• EXERCISE MATERIALS:
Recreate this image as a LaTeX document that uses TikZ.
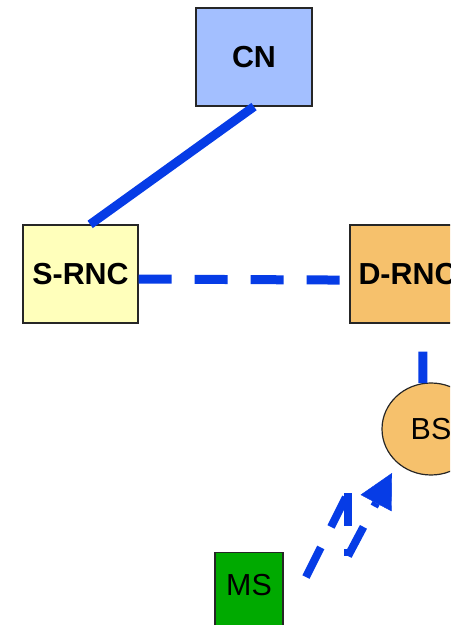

...

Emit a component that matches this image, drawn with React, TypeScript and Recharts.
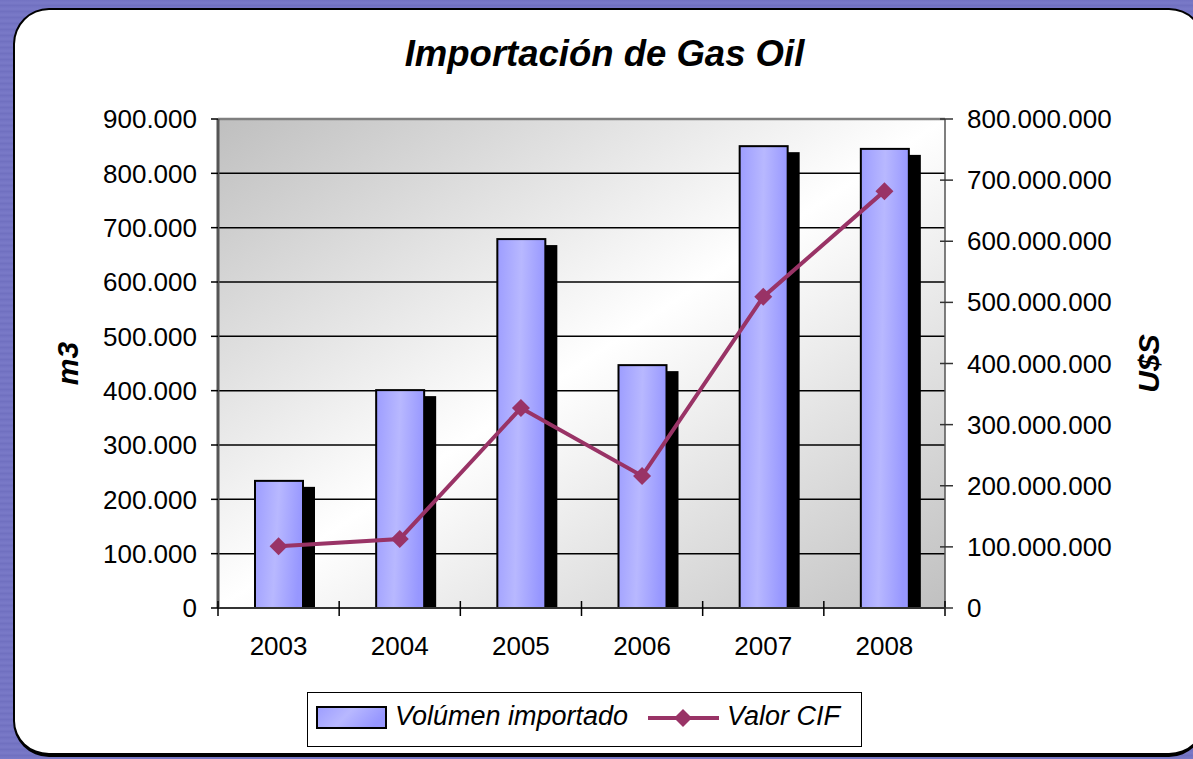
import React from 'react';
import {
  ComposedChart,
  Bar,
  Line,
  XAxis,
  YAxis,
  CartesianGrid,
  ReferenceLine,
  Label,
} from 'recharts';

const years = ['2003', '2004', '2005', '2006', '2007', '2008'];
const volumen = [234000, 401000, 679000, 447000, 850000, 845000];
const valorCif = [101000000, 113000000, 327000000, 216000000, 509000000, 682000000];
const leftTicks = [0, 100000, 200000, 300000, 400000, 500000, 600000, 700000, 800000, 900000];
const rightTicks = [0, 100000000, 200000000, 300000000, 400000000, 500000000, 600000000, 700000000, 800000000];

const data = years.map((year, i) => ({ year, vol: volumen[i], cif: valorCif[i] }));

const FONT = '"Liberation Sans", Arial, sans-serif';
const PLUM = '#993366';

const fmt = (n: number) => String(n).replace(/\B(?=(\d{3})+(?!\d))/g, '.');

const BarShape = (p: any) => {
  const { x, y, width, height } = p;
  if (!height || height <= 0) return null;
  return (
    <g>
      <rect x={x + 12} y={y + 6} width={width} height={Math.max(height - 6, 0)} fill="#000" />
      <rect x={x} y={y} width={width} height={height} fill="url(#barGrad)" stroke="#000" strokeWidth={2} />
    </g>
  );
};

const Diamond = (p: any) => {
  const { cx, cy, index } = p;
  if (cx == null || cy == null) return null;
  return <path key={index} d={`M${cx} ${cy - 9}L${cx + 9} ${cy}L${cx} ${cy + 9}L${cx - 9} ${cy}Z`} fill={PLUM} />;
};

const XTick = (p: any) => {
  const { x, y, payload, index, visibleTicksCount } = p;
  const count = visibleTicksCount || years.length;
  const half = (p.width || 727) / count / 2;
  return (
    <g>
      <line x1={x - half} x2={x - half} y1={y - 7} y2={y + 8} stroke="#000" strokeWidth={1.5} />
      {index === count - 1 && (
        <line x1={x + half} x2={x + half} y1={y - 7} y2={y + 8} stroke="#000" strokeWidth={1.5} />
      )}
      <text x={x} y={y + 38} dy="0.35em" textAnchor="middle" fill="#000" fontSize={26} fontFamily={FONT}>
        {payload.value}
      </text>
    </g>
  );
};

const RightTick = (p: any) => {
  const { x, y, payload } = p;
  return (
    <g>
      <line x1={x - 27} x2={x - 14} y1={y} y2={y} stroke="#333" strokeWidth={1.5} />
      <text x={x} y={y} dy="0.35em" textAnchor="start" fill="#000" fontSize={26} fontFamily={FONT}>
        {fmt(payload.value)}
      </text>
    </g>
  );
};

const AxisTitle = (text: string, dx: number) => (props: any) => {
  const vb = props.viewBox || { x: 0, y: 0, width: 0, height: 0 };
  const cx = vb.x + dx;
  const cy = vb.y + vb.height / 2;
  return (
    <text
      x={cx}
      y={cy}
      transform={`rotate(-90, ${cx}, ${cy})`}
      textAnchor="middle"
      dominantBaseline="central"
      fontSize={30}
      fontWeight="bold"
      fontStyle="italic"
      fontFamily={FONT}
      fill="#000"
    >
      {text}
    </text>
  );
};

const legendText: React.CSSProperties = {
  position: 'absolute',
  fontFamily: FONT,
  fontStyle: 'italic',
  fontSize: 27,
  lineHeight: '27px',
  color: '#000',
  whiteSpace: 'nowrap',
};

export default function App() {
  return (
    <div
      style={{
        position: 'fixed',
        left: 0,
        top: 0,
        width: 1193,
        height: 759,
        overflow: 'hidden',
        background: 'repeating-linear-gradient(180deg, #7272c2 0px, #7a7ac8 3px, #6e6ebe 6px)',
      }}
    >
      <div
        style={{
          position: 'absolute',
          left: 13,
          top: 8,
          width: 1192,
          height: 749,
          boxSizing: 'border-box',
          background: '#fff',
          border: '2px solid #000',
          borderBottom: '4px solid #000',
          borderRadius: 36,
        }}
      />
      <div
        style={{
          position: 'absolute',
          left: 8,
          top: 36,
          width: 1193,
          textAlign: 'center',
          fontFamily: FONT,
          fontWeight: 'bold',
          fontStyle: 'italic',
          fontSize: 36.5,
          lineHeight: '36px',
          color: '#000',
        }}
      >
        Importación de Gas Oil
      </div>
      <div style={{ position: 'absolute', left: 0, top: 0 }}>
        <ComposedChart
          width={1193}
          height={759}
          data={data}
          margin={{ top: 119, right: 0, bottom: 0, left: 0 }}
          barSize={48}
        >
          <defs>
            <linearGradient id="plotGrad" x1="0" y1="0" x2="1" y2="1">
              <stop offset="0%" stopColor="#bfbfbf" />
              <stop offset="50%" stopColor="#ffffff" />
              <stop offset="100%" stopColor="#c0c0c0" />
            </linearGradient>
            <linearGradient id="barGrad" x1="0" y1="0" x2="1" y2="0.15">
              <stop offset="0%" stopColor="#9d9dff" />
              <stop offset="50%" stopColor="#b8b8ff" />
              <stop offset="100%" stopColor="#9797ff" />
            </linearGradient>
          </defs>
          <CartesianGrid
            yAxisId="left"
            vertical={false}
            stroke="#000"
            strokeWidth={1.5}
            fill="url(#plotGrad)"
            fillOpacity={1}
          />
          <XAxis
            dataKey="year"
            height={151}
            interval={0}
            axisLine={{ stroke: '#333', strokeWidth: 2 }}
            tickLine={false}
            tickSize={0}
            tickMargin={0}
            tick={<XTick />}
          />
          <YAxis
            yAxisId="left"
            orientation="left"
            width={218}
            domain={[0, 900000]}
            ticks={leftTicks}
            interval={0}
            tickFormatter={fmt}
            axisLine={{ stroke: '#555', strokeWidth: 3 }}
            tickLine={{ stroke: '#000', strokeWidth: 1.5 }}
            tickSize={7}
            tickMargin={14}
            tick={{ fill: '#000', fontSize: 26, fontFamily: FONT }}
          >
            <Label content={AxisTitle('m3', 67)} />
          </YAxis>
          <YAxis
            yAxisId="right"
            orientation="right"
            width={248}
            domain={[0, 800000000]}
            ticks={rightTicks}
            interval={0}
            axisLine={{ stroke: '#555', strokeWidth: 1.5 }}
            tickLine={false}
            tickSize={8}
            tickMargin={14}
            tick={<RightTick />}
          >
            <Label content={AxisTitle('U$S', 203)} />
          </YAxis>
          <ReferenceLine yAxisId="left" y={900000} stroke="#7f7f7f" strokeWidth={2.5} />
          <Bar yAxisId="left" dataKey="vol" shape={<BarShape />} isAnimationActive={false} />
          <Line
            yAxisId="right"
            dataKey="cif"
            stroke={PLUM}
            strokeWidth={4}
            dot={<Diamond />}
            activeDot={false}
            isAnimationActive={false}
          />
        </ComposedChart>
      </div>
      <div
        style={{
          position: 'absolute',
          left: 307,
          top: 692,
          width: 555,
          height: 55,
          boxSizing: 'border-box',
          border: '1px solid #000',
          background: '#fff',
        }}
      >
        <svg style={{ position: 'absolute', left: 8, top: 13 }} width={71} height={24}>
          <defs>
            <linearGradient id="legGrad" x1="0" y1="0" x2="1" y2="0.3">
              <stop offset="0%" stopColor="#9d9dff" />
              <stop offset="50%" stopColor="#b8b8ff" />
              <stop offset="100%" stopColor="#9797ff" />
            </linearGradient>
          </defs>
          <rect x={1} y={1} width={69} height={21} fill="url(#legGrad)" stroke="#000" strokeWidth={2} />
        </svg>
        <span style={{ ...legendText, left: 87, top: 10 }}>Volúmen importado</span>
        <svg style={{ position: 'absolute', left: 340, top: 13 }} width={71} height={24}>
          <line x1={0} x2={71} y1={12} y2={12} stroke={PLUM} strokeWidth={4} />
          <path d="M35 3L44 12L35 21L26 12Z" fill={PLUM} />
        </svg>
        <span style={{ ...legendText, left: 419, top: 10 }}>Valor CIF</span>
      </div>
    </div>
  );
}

• REQUIRED TASK:
Take every line containing the word "image" and copy it.

• WORKED ANSWER:
Recreate this image as a LaTeX document that uses TikZ.
Emit a component that matches this image, drawn with React, TypeScript and Recharts.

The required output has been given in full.